What flowers are best for formal or civic events?
White roses, lilies, chrysanthemums, carnations, and soft mixed whites often work well for more formal settings. The best choice still depends on the message you want to send. A respectful memorial event needs a different feel from a cheerful opening ceremony.
How do I keep a floral display from blocking access?
Measure the space properly, mark the footprint on the ground, and leave enough room for foot traffic, wheelchairs, buggies, and emergency movement. If in doubt, reduce the size. A slightly smaller display is usually better than one that causes congestion.
Do florists help with compliance and set-up?

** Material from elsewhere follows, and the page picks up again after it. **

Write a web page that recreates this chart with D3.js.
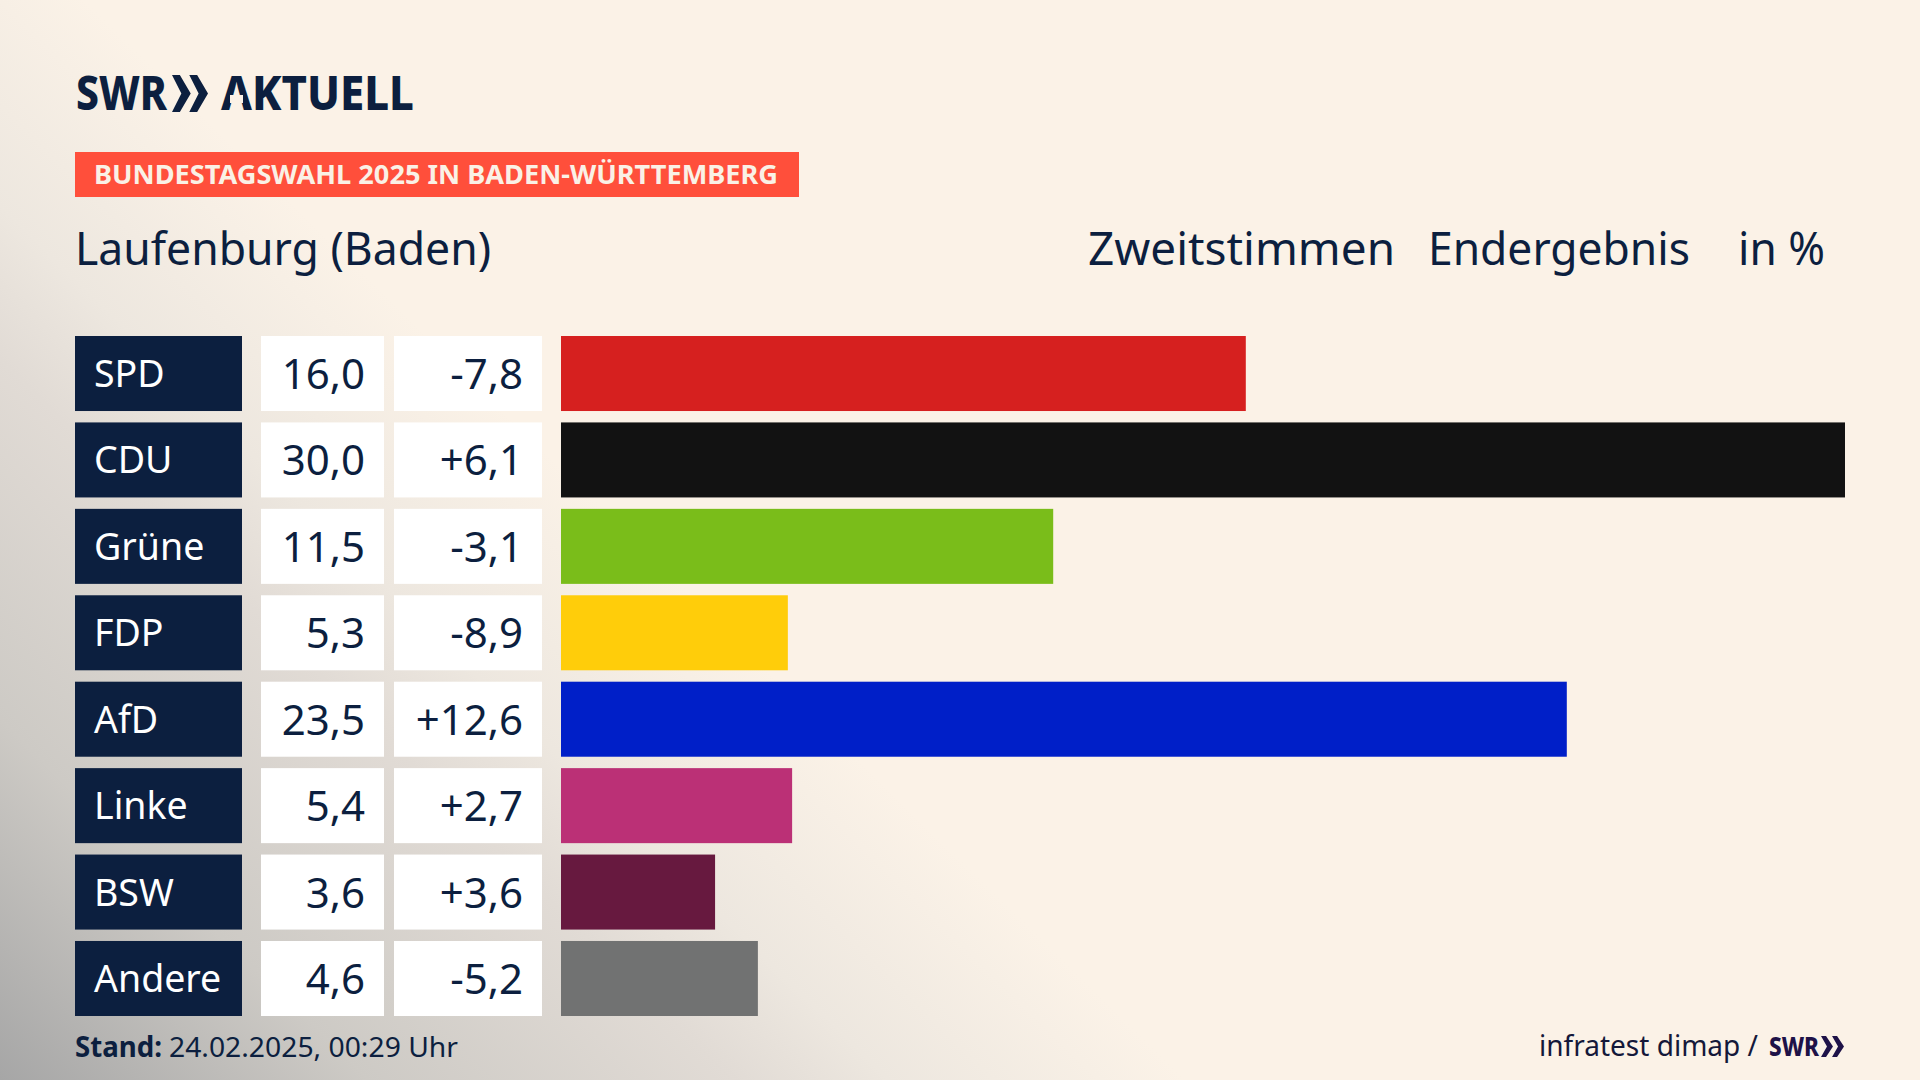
<!DOCTYPE html>
<html>
<head>
<meta charset="utf-8">
<script src="https://cdn.jsdelivr.net/npm/d3@7"></script>
<style>
html, body { margin: 0; padding: 0; background: #fbf2e7; }
svg { display: block; }
text { font-family: "Noto Sans", sans-serif; }
</style>
</head>
<body>
<script>
var w = 1920;
var h = 1080;

var parties = ["SPD", "CDU", "Grüne", "FDP", "AfD", "Linke", "BSW", "Andere"];
var shares = [16.0, 30.0, 11.5, 5.3, 23.5, 5.4, 3.6, 4.6];
var changes = [-7.8, 6.1, -3.1, -8.9, 12.6, 2.7, 3.6, -5.2];
var colors = ["#d6201f", "#121212", "#7abd1a", "#ffcd0a", "#001fc8", "#bb3076", "#67193f", "#717272"];

var navy = "#0c1f3f";

var svg = d3.select("body").append("svg").attr("width", w).attr("height", h);

// background fades diagonally to grey towards the bottom left corner
var grad = svg.append("defs").append("linearGradient")
    .attr("id", "bg")
    .attr("gradientUnits", "userSpaceOnUse")
    .attr("x1", 1142).attr("y1", 1037)
    .attr("x2", 560).attr("y2", 1630);
[[0, "#fbf2e7"], [0.072, "#f7efe5"], [0.25, "#ede7df"], [0.381, "#e1dbd5"], [0.69, "#cdcac5"], [1, "#a6a6a6"]].forEach(function (s) {
    grad.append("stop").attr("offset", s[0]).attr("stop-color", s[1]);
});
svg.append("rect").attr("width", w).attr("height", h).attr("fill", "url(#bg)");

var x = d3.scaleLinear().domain([0, 30]).range([561, 1845]);
var y = d3.scaleBand().domain(parties).range([336, 1016]).paddingInner(0.132);

function fmt(v) {
    return v.toFixed(1).replace(".", ",");
}
function fmtSigned(v) {
    return (v > 0 ? "+" : "-") + Math.abs(v).toFixed(1).replace(".", ",");
}

// text with a fixed drawn width
function label(g, str, px, py, size, width, opts) {
    opts = opts || {};
    return g.append("text")
        .attr("x", px).attr("y", py)
        .attr("font-size", size)
        .attr("font-weight", opts.weight || 400)
        .attr("fill", opts.fill || navy)
        .attr("textLength", width)
        .attr("lengthAdjust", "spacingAndGlyphs")
        .text(str);
}

// the two arrow heads of the SWR logo
function chevrons(g, px, py, wd, ht, fill) {
    var cw = wd * 0.52;
    [0, wd - cw].forEach(function (dx) {
        g.append("path")
            .attr("d", d3.line()([
                [px + dx, py], [px + dx + cw * 0.42, py], [px + dx + cw, py + ht / 2],
                [px + dx + cw * 0.42, py + ht], [px + dx, py + ht], [px + dx + cw * 0.5, py + ht / 2]
            ]) + "Z")
            .attr("fill", fill);
    });
}

var head = svg.append("g");
label(head, "SWR", 76, 110, 48, 91, {weight: 800});
chevrons(head, 172, 75, 36, 37, navy);
label(head, "AKTUELL", 221, 110, 48, 193, {weight: 800});
// the logo's A has no crossbar
head.append("rect").attr("x", 230).attr("y", 95).attr("width", 13).attr("height", 8).attr("fill", "url(#bg)");

head.append("rect").attr("x", 75).attr("y", 152).attr("width", 724).attr("height", 45).attr("fill", "#ff4f3b");
label(head, "BUNDESTAGSWAHL 2025 IN BADEN-WÜRTTEMBERG", 94, 184, 27, 684, {weight: 700, fill: "#faf1e6"});

label(head, "Laufenburg (Baden)", 75, 265, 45, 416);
label(head, "Zweitstimmen", 1088, 265, 45, 307);
label(head, "Endergebnis", 1428, 265, 45, 262);
label(head, "in %", 1738, 265, 45, 87);

var rows = svg.selectAll("g.row")
    .data(parties)
    .enter()
    .append("g")
    .attr("class", "row")
    .attr("transform", function (d) { return "translate(0," + y(d) + ")"; });

var bh = y.bandwidth();

rows.append("rect").attr("x", 75).attr("width", 167).attr("height", bh).attr("fill", navy);
rows.append("rect").attr("x", 261).attr("width", 123).attr("height", bh).attr("fill", "#ffffff");
rows.append("rect").attr("x", 394).attr("width", 148).attr("height", bh).attr("fill", "#ffffff");

rows.append("rect")
    .attr("x", x(0))
    .attr("height", bh)
    .attr("width", function (d, i) { return x(shares[i]) - x(0); })
    .attr("fill", function (d, i) { return colors[i]; });

rows.append("text")
    .attr("x", 94).attr("y", 51)
    .attr("font-size", 37.5)
    .attr("fill", "#ffffff")
    .text(function (d) { return d; });

rows.append("text")
    .attr("x", 365).attr("y", 53)
    .attr("text-anchor", "end")
    .attr("font-size", 42)
    .attr("fill", navy)
    .text(function (d, i) { return fmt(shares[i]); });

rows.append("text")
    .attr("x", 523).attr("y", 53)
    .attr("text-anchor", "end")
    .attr("font-size", 42)
    .attr("fill", navy)
    .text(function (d, i) { return fmtSigned(changes[i]); });

var foot = svg.append("g");
label(foot, "Stand:", 75, 1057, 28, 87, {weight: 700});
label(foot, "24.02.2025, 00:29 Uhr", 169, 1057, 28, 289);
label(foot, "infratest dimap /", 1539, 1056, 29, 219, {fill: "#14183a"});
label(foot, "SWR", 1769, 1056, 27, 50, {weight: 800, fill: "#1e1248"});
chevrons(foot, 1821, 1036, 23, 21, "#1e1248");
</script>
</body>
</html>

Many local florists can help with practical planning, especially if the display needs delivery, staging, or timed installation. They may not handle permissions for you, but a good florist can advise on size, stability, and realistic delivery windows.
What if the display is only up for a few hours?
Short duration helps, but it does not remove the need for approval if the display uses public space or affects access. Temporary does not always mean exempt. A quick installation can still create a safety or accessibility issue if it is not planned well.
How do I choose between budget and luxury floral displays?
Think about the role of the flowers in the event. If they are mainly decorative, a simpler arrangement may be enough. If the display is a focal point or a branded feature, a more premium build may be worth it. The budget should reflect the space and the importance of the moment, not just the number of stems.
What should I ask the council or venue before booking flowers?
Ask who approves displays, whether there are size limits, what the installation times are, whether the surface must be protected, and what the removal expectations are. Those five questions cover most of the practical unknowns.
Can I arrange public event flowers at short notice?
Sometimes, yes. If the design is simple and the venue is flexible, services like same-day or next-day delivery can help. For more complex public installations, short notice is riskier because permissions and logistics may not move quickly enough.